Nel 2004 il Mars Express dell’ESA aveva segnalato concentrazioni di metano pari a dieci parti per miliardo in volume (ppbv); misurazioni spettroscopiche da Terra avevano poi segnalato una sua presenza transitoria fino a 45 ppbv e il rover Curiosity della NASA, aveva indicato un livello di fondo di metano variabile con le stagioni. Infine, l’ultima rilevazione effettuata da Mars Express, riportata su “Nature Geoscience” agli inizi da aprile, segnalava un picco di metano di 15 parti per miliardo in volume.
Ci sono due possibili spiegazioni della mancata rilevazione del metano da parte di TGO, la cui sensibilità arriva fino a 0,5 ppbv. La prima, spiega Giuseppe Etiope dell’Istituto nazionale di geofisica e vulcanologia e coautore sia di quest’ultimo studio sia di quello su “Nature Geoscience”, è che il metano “potrebbe essere prodotto all’interno del pianeta; la sua migrazione e fuoruscita nell’atmosfera potrebbe dunque avvenire solo in certe zone, geologicamente idonee, specialmente dove esistono faglie e fratture nelle rocce”.
La seconda, aggiunge Giancarlo Bellucci dell’Istituto nazionale di astrofisica di Roma e anch’egli coautore dell’ultima ricerca, è “che vi sia un meccanismo di distruzione del metano in grado di rimuovere efficientemente questo gas dall’atmosfera. Diversi meccanismi sono già stati proposti e alcuni sembrano in grado di spiegare le variazioni spazio-temporali osservate”. I ricercatori sottolineano che le misurazioni di Curiosity sono state effettuate analizzando la composizione atmosferica a livello del suolo, mentre quelle di TGO si concentrano su una quota di 5000 metri circa.

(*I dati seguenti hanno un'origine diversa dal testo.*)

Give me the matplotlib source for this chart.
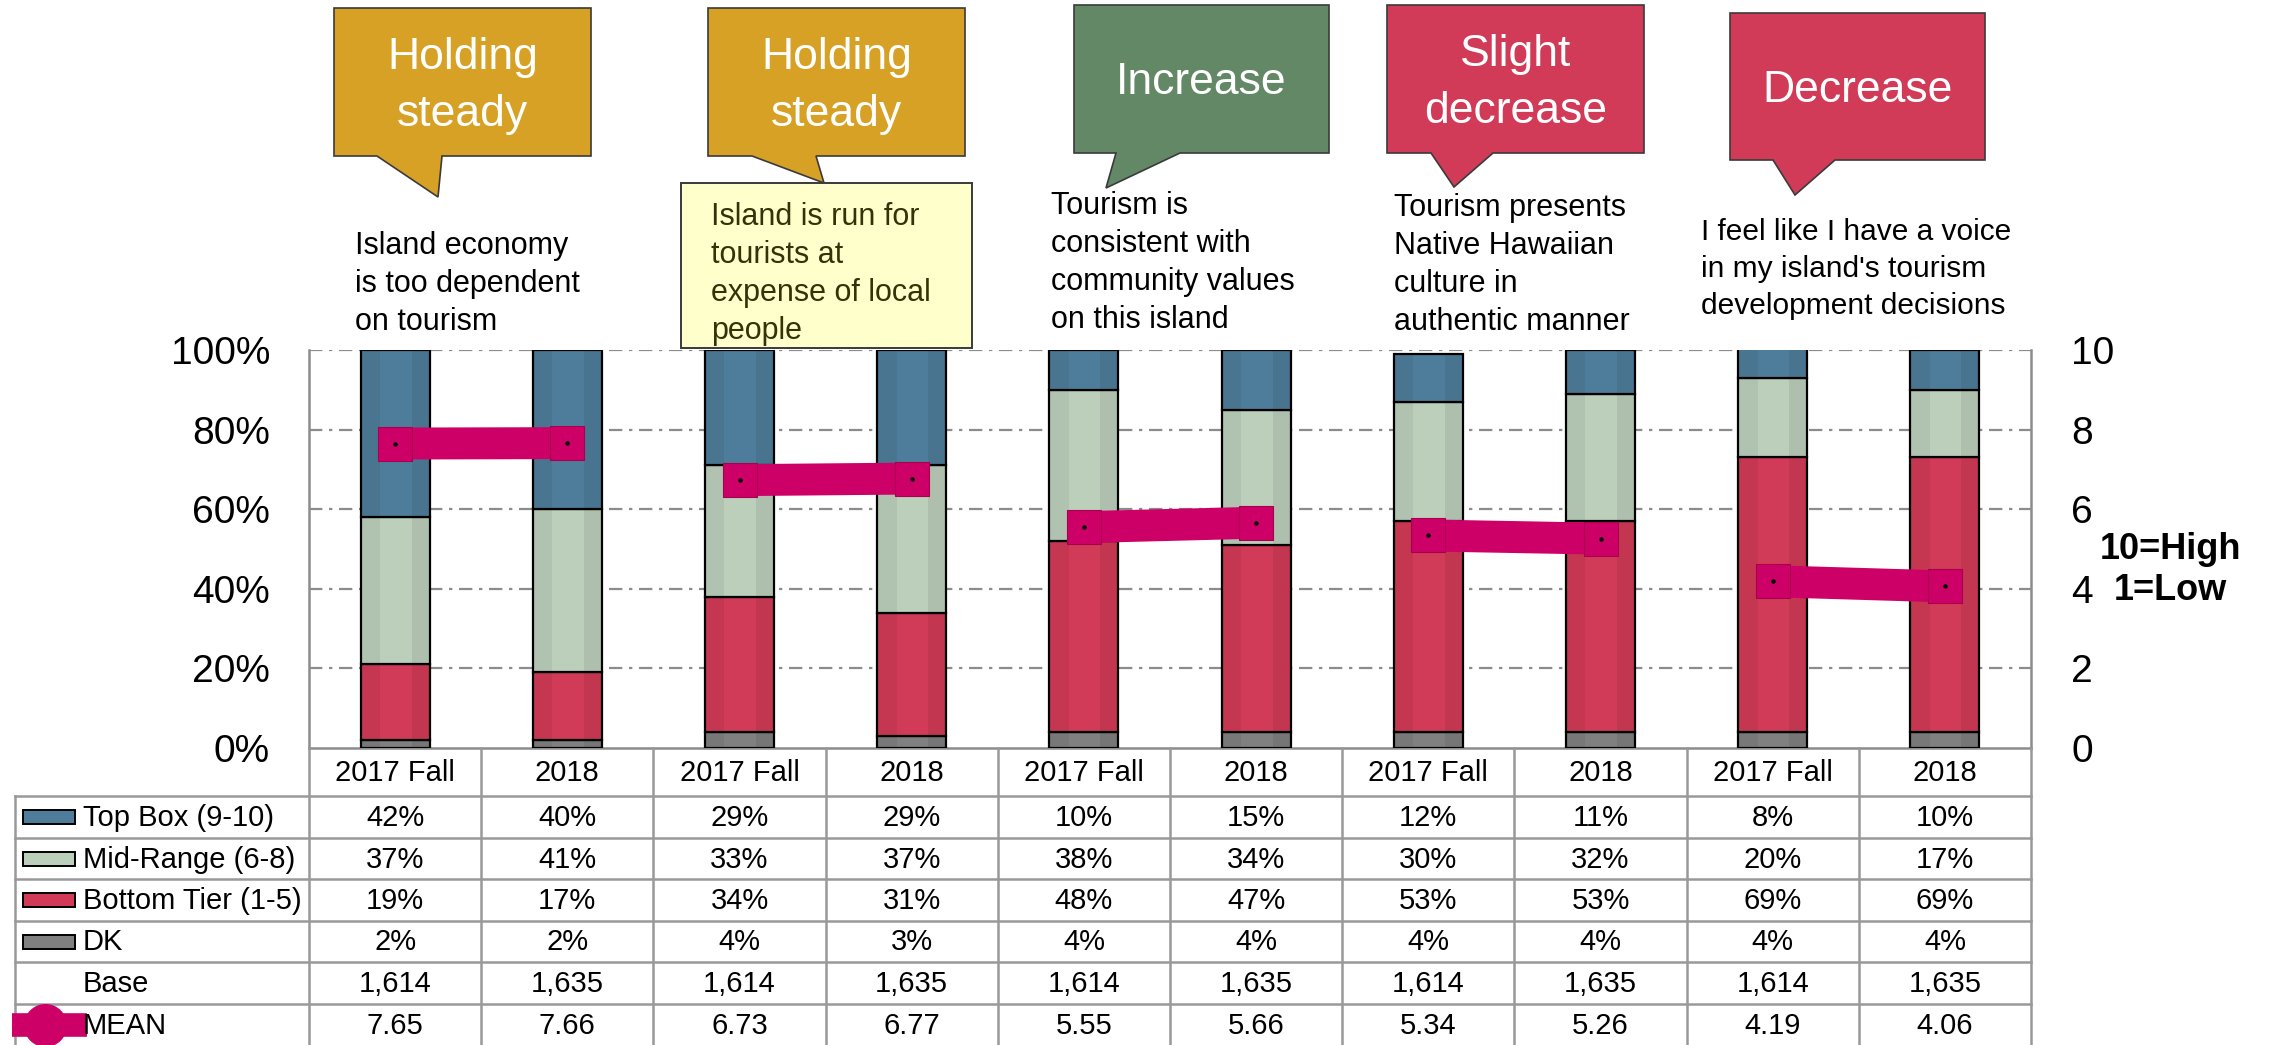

Per capire quale sia la spiegazione, e gli eventuali processi che portano alla rapida rimozione del metano dall’atmosfera, osservano gli autori, saranno necessari ulteriori studi.
In compenso, come è illustrato in un secondo articolo pubblicato sempre su “Nature”, TGO ha confermato i modelli di circolazione globale dell’atmosfera marziana grazie alla rilevazione delle variazioni nella distribuzione del vapore acqueo in seguito a una tempesta di sabbia; questo risultato, inoltre, ha permesso di rilevare per la prima volta la presenza di acqua “semi-pesante”, ossia acqua in cui uno degli atomi di idrogeno è sostituito da un atomo di deuterio, una forma di idrogeno con un neutrone aggiuntivo.
Ora i ricercatori cercheranno di capire se e quali siano le variazioni del rapporto fra acqua e acqua semi-pesante nel corso delle stagioni marziane, utili a comprendere l’evoluzione delle riserve idriche sul Pianeta Rosso.